Die klare Sicht verschwindet langsam wieder
Die klare Sicht verschwindet langsam wieder
Der Wind weht Eiskristalle durch die Luft und lässt die Berge zu Schemen werden.
Auf dem Weg zum Two Moose Lake
Am Two Moose Lake angekommen, sehen wir nichts mehr von der Bergwelt im Tombstone Territorial Park
Die Landschaft verschwindet

Ob der Wind die feinen Eiskristalle aufwirbelt oder ob es tatsächlich ganz kleine Eiskristalle schneit, können wir nicht feststellen. Als die Sonne jedoch tiefer am Horizont steht, bietet sich ein besonderes Spektakel. Ein Sundog erscheint am Himmel. Auf Deutsch spricht man von einer Nebensonne. Diese Lichtflecken entstehen, wenn Sonnenlicht an Eiskristallen in der Atmosphäre gebrochen wird. Sundogs sind oft links und rechts der Sonne sichtbar und können regenbogenähnliche Farben zeigen, da das Licht in verschiedenen Winkeln gebrochen wird.

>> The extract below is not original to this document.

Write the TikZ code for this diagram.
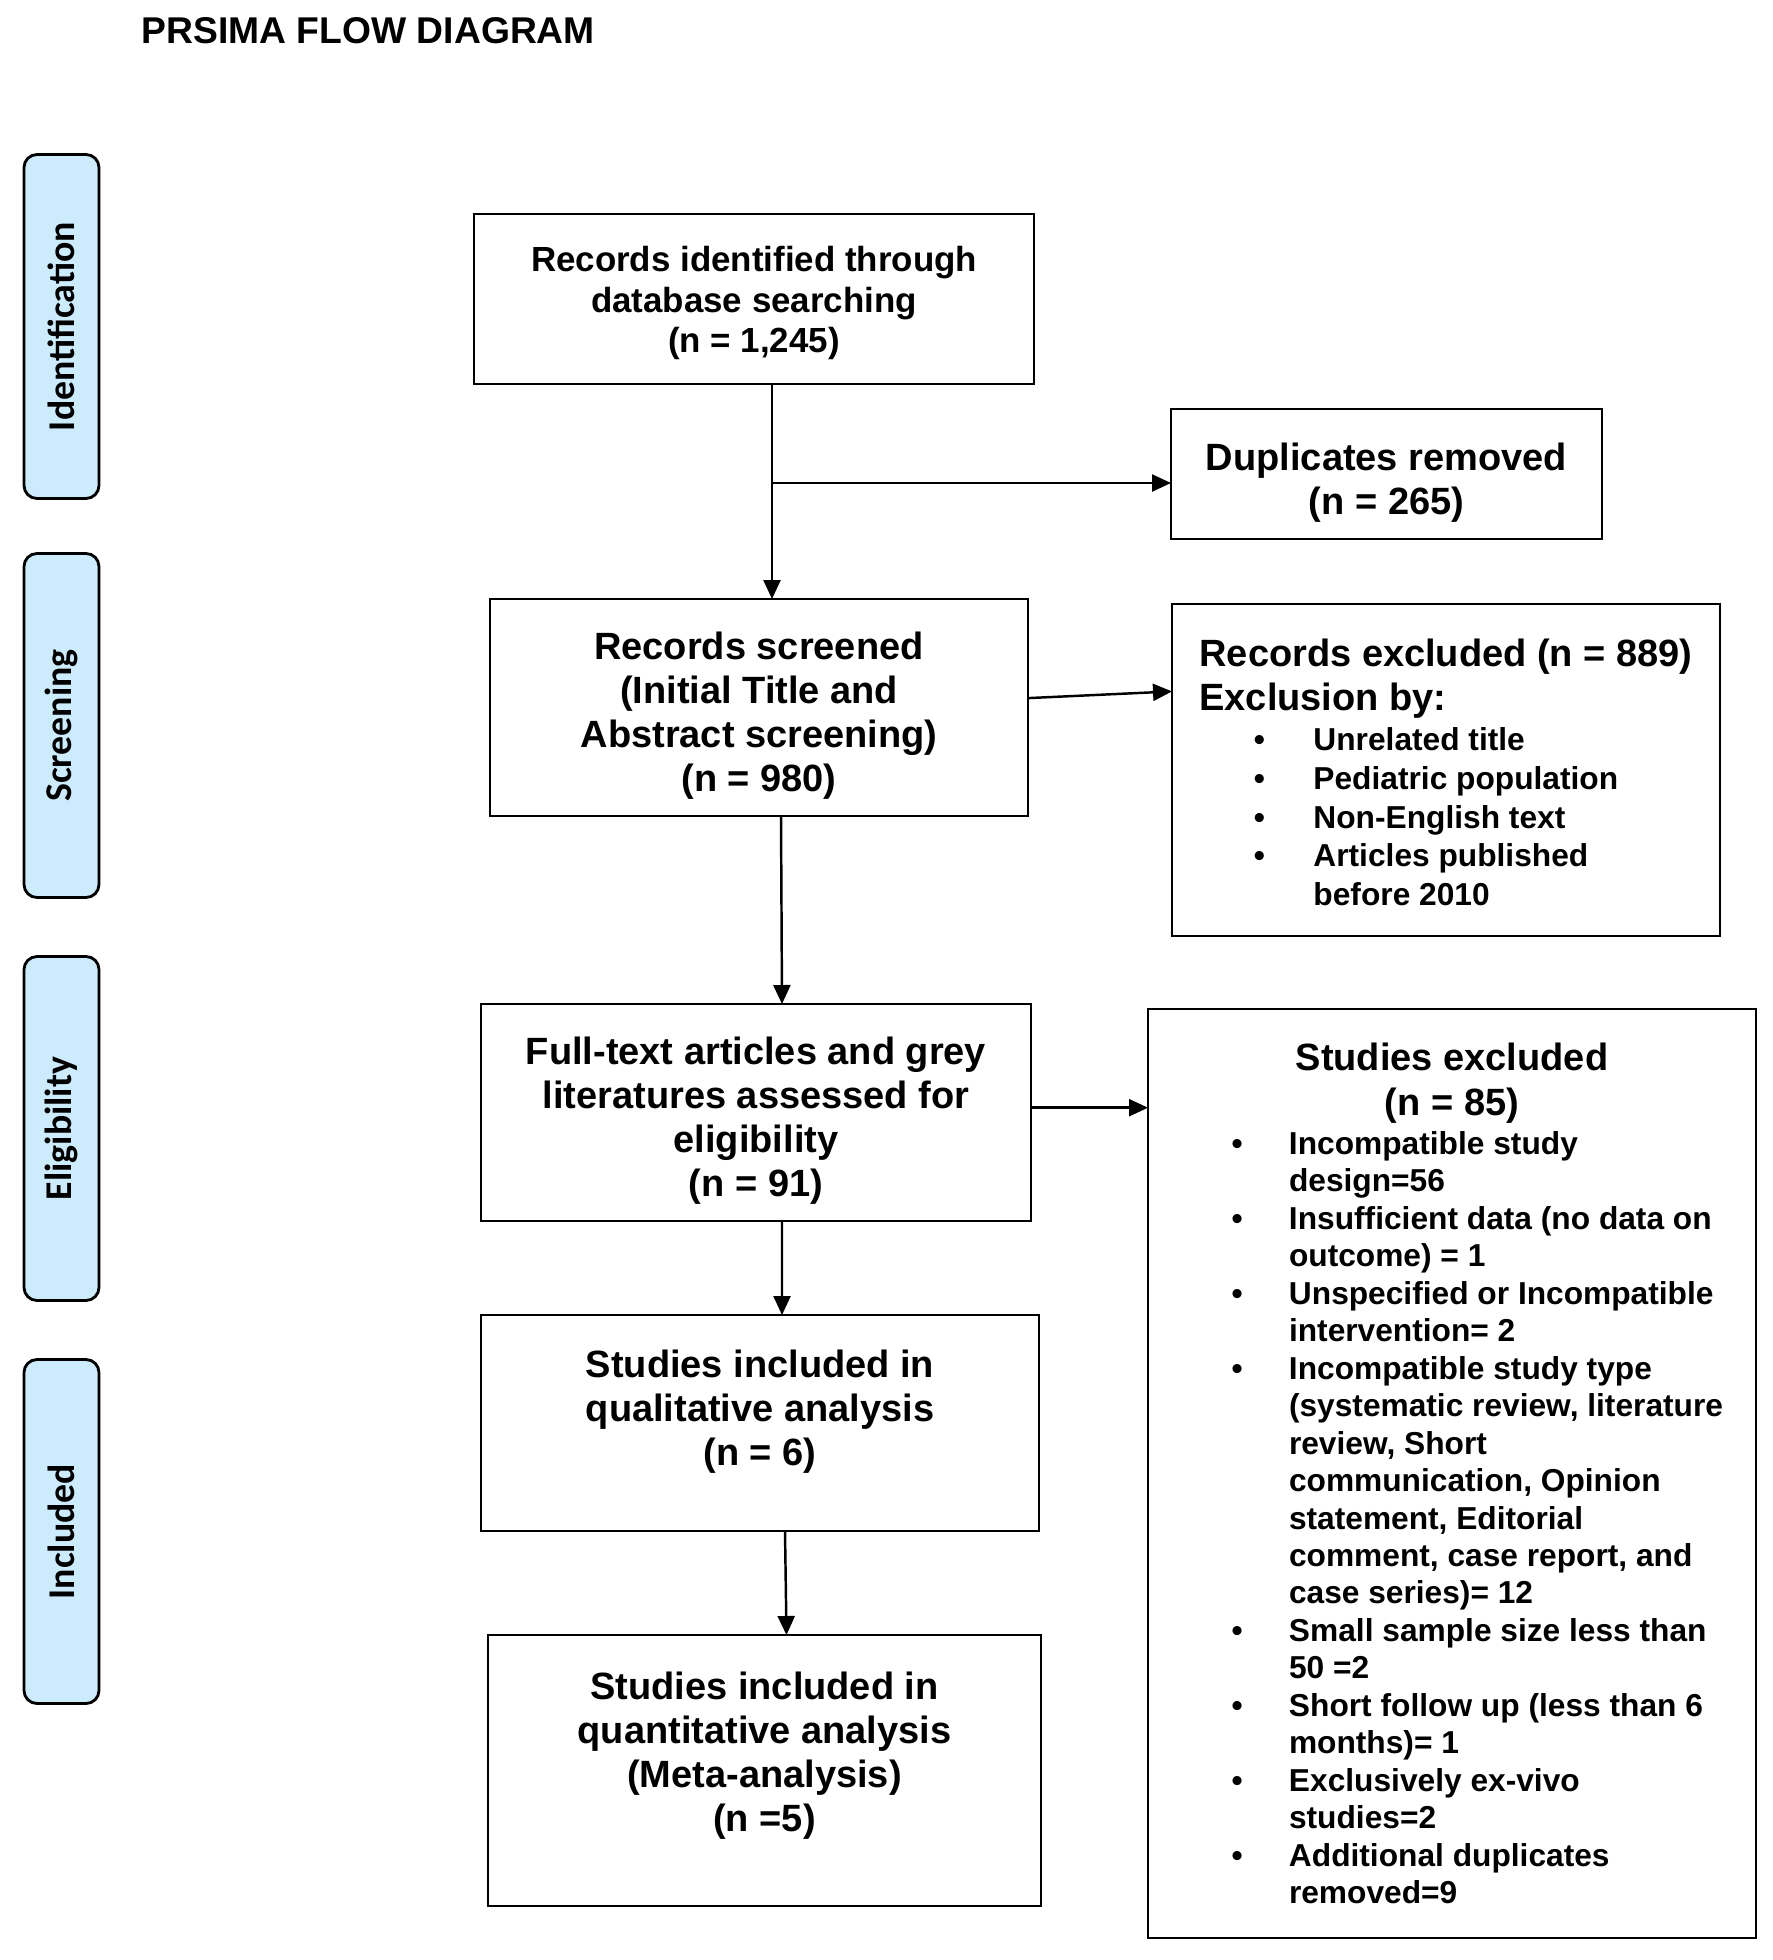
\documentclass[tikz,border=0pt]{standalone}
\usepackage{fontspec}
\setmainfont{Liberation Sans}
\newfontfamily\stagefont{Carlito}
\usepackage{graphicx}
\usepackage{xcolor}
\usetikzlibrary{calc,positioning,arrows.meta}
\definecolor{stageblue}{RGB}{204,235,253}
\newcommand{\headfont}{\fontsize{10.81pt}{12.52pt}\selectfont}
\newcommand{\rexitem}[1]{\hspace*{0.545cm}\makebox[0.595cm][l]{\textbullet}#1}
\newcommand{\rexline}[1]{\hspace*{1.14cm}#1}
\newcommand{\exitem}[1]{\makebox[4.41cm][l]{\makebox[0.575cm][l]{\textbullet}#1}}
\newcommand{\exline}[1]{\makebox[4.41cm][l]{\hspace*{0.575cm}#1}}
\newcommand{\lowstrut}[1]{\rule{0pt}{#1}}

\begin{document}
\begin{tikzpicture}[align=center,
        box/.style={draw, line width=0.8pt, inner sep=0pt, outer sep=0pt, font=\bfseries\headfont},
        stage/.style={draw, line width=0.8pt, rounded corners=0.13cm, fill=stageblue, inner sep=0pt, outer sep=0pt,
            minimum width=0.75cm, minimum height=3.44cm, font=\stagefont\bfseries\fontsize{10.76pt}{12pt}\selectfont},
        arrow/.style={-{Triangle[length=0.19cm, width=0.17cm]}, line width=0.7pt}]
        \useasboundingbox (0,0) rectangle (17.72,-19.60);

        \node [anchor=west, inner sep=0pt, font=\bfseries\fontsize{10.6pt}{12pt}\selectfont] (title) at (1.41,-0.31) {PRSIMA FLOW DIAGRAM};

        % Stages
        \node [stage] (identification) at (0.615,-3.265) {\rotatebox{90}{Identification}};
        \node [stage, below=0.55cm of identification] (screening) {\rotatebox{90}{Screening}};
        \node [stage, below=0.59cm of screening] (eligibility) {\rotatebox{90}{Eligibility}};
        \node [stage, below=0.59cm of eligibility] (included) {\rotatebox{90}{Included}};

        % Main flow
        \node [box, minimum width=5.60cm, minimum height=1.70cm, font=\bfseries\fontsize{9.93pt}{11.55pt}\selectfont] (identified) at (7.54,-2.99) {\lowstrut{0.335cm}Records identified through\\database searching\\(n = 1,245)};
        \node [box, below right=0.25cm and 1.37cm of identified, minimum width=4.31cm, minimum height=1.30cm] (duplicates) {\lowstrut{0.44cm}Duplicates removed\\(n = 265)};
        \node [box, below=2.15cm of identified, xshift=0.05cm, minimum width=5.38cm, minimum height=2.17cm] (screened) {\lowstrut{0.44cm}Records screened\\(Initial Title and\\Abstract screening)\\(n = 980)};
        \node [box, below right=0.65cm and 0.01cm of duplicates.south west, minimum width=5.48cm, minimum height=3.32cm, align=left, font=\bfseries\fontsize{9.02pt}{11.04pt}\selectfont] (excluded) {{\headfont\lowstrut{0.32cm}Records excluded (n = 889)}\\[1.48pt]{\headfont Exclusion by:}\\[0.48pt]\rexitem{Unrelated title}\\\rexitem{Pediatric population}\\\rexitem{Non-English text}\\\rexitem{Articles published}\\\rexline{before 2010}};
        \node [box, below=1.88cm of screened, xshift=-0.03cm, minimum width=5.50cm, minimum height=2.17cm] (assessed) {\lowstrut{0.44cm}Full-text articles and grey\\literatures assessed for\\eligibility\\(n = 91)};
        \node [box, below right=0.05cm and 1.17cm of assessed.north east, minimum width=6.08cm, minimum height=9.29cm, font=\bfseries\fontsize{9.02pt}{10.66pt}\selectfont] (studiesexcl) {{\headfont Studies excluded}\\[2.14pt]{\headfont (n = 85)}\\[0.38pt]
            \exitem{Incompatible study}\\\exline{design=56}\\
            \exitem{Insufficient data (no data on}\\\exline{outcome) = 1}\\
            \exitem{Unspecified or Incompatible}\\\exline{intervention= 2}\\
            \exitem{Incompatible study type}\\\exline{(systematic review, literature}\\\exline{review, Short}\\\exline{communication, Opinion}\\\exline{statement, Editorial}\\\exline{comment, case report, and}\\\exline{case series)= 12}\\
            \exitem{Small sample size less than}\\\exline{50 =2}\\
            \exitem{Short follow up (less than 6}\\\exline{months)= 1}\\
            \exitem{Exclusively ex-vivo}\\\exline{studies=2}\\
            \exitem{Additional duplicates}\\\exline{removed=9}};
        \node [box, below=0.94cm of assessed, xshift=0.04cm, minimum width=5.58cm, minimum height=2.16cm] (qualitative) {Studies included in\\qualitative analysis\\(n = 6)\\[-0.13cm]\mbox{}};
        \node [box, below=1.04cm of qualitative, xshift=0.045cm, minimum width=5.53cm, minimum height=2.71cm] (quantitative) {Studies included in\\quantitative analysis\\(Meta-analysis)\\(n =5)\\[-0.06cm]\mbox{}};

        % Connectors
        \coordinate (split) at ($(identified.south)+(0.18,-0.99)$);
        \draw[arrow] (identified.south -| split) -- (split |- screened.north);
        \draw[arrow] (split) -- (split -| duplicates.west);
        \draw[arrow] (screened.2) -- (excluded.164);
        \draw[arrow] ([xshift=0.22cm]screened.south) -- ([xshift=0.26cm]assessed.north);
        \draw[arrow] (assessed.1) -- (assessed.1 -| studiesexcl.west);
        \draw[arrow] ([xshift=0.26cm]assessed.south) -- ([xshift=0.22cm]qualitative.north);
        \draw[arrow] ([xshift=0.25cm]qualitative.south) -- ([xshift=0.22cm]quantitative.north);
    \end{tikzpicture}
\end{document}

Ein perfekter Sundog mit Heiligenschein und zwei Nebensonnen im Tombstone Territorial Park.
Dieser Sundog erinnert uns im ersten Moment an einen Regenbogen, aber Sundogs haben weniger Farben.

Wir verweilen eine ganze Weile und beobachten und fotografieren den Sundog, bevor wir uns langsam auf den Rückweg nach Dawson City machen. Bevor wir den Tombstone Territorial Park verlassen, sehen wir noch einen Luchs, der recht schnell im Wald verschwindet. Damit geht ein unvergesslicher Tag zu Ende.